Feb 28, 2017 | 0 comments

Zaheerabad: ‘Paatha Pantala Panduga,’ the 18th Millet Biodiversity Festival organized annually by Deccan Development Society (DDS) in Zaheerabad was flagged-off on Sankranti on a grand scale, with women activists of DDS mounting their produce of millets on decorated bullock carts and parading them at Lacchunaik Thanda in Sangareddy.

The month-long annual festival is a celebration of patha pantalu (traditional crops) which were millets in the days of old. The Jatara (festival) held in a new village  each day, where women pray to millets and parade them on bullock carts going around village after village, encouraging the farmers to take up millet cultivation for a food secure future by shedding away cash crop cultivation.

The topics for discussion and action for this year’s biodiversity festival are soil, seeds, culture and food security. Experts from government-run research centres and district officials are invited every year to participate in the festival.

TJAC chairman Prof Kodandaram, who was the chief guest for the inaugural ceremony on Saturday, suggested the DDS members to consider conducting the festival in Hyderabad for a couple of days so that people living in the city would understand the kind of changes taking place in rural Telangana with regard to growing millets.

He said he was overjoyed from the kind of empowerment women in Zaheerabad had achieved with the support of DDS and hoped the state government would take steps to encourage farmers to cultivate millets.
In his inaugural speech, PV Sateesh, founding member of DDS, said women sanghams of DDS were like the backbone of the biodiversity festival and appreciated the efforts of the older women in transferring their knowledge to their daughters and daughters-in-law regarding cultivation of millets.

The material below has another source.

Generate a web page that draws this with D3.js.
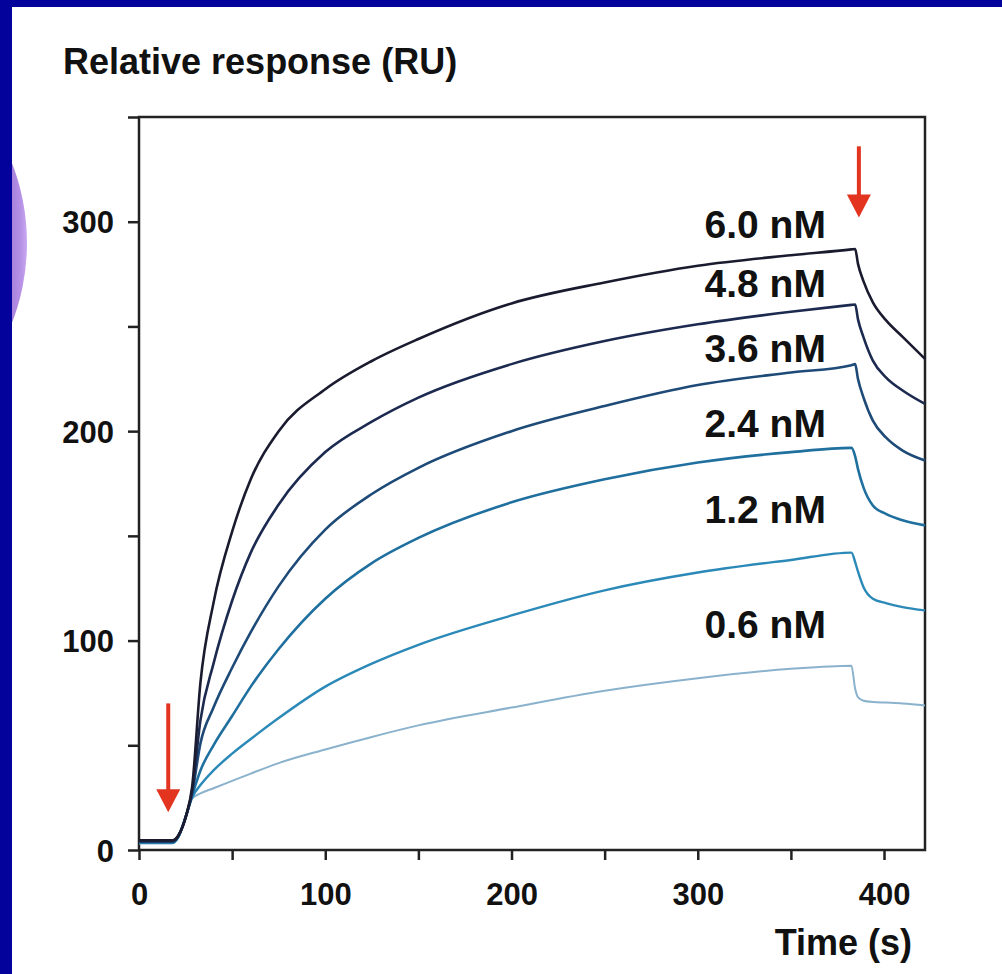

Observing that participation of bullock carts had decreased in this year’s festival, he said that a decrease in bovine animals as a result of an increase in using tractors in villages was a reason behind less cattle participating in the festival.

Pointing-out that the Karnataka government had introduced millets in their Public Distribution System (PDS), he felt that time was ripe for the state government to take the shift from cash crops to millets and introduce the same in Telangana PDS.

Nageshwar Rao, in-charge Director, Indian Institute of Millet Research, who also participated in the event, explained how his institute was ready to train how to process millets and manufacture various ready-to-eat food products using them.